The brand-new scoreboard's green-on-black color scheme makes it pointlessly difficult to read, and while I was squinting to make out the lineup as New Zealand began to bat, Microsoft made a surprise appearance.

I think any computer user can imagine the panic in the control room when the error messages started piling up twenty feet high -- bloink! bloink! bloink!:

Active Image

A closer look:

Active Image

Ah. A division-by-zero error.

This makes sense, actually. New Zealand had lost a wicket before scoring a run, which meant their "run rate" (a cricket stat you don't need to worry about) would have required dividing by zero, something the scoreboard designer apparently never realized could happen. (OK, so maybe this wasn't Microsoft's fault.) Instead of a line of code fudging a zero or inserting a blank for the stat, there was a sudden unexpected fireworks display visible (but barely legible) to the sheep wandering across a distant parking lot.

You know that I tend to enjoy almost any place I go.
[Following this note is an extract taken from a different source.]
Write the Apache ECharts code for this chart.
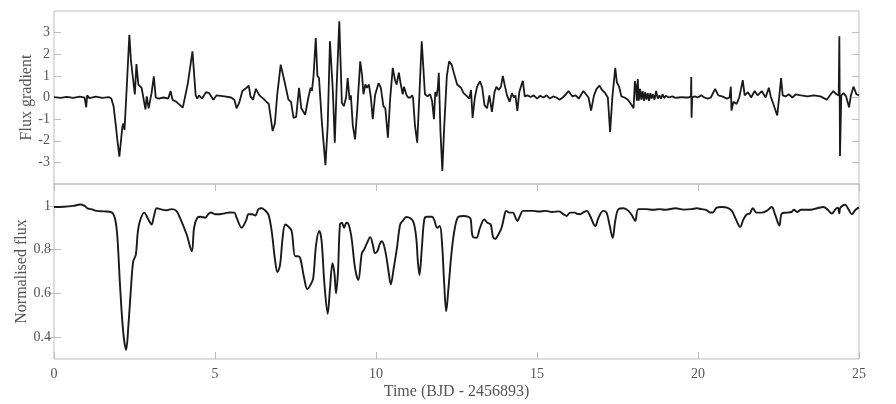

Unfortunately, this sums up the experience of cricket in Antigua. The night I arrived, I took a stroll through the lovely old grounds in St. John's, now empty and echoing and lonely and beautiful, and really wished I could have seen a game there instead. The new stadium is a logistical disaster for the fans, and therefore for everyone involved.

This small island seems to have made a highly-anticipated, multi-million-dollar mistake. Painful to see.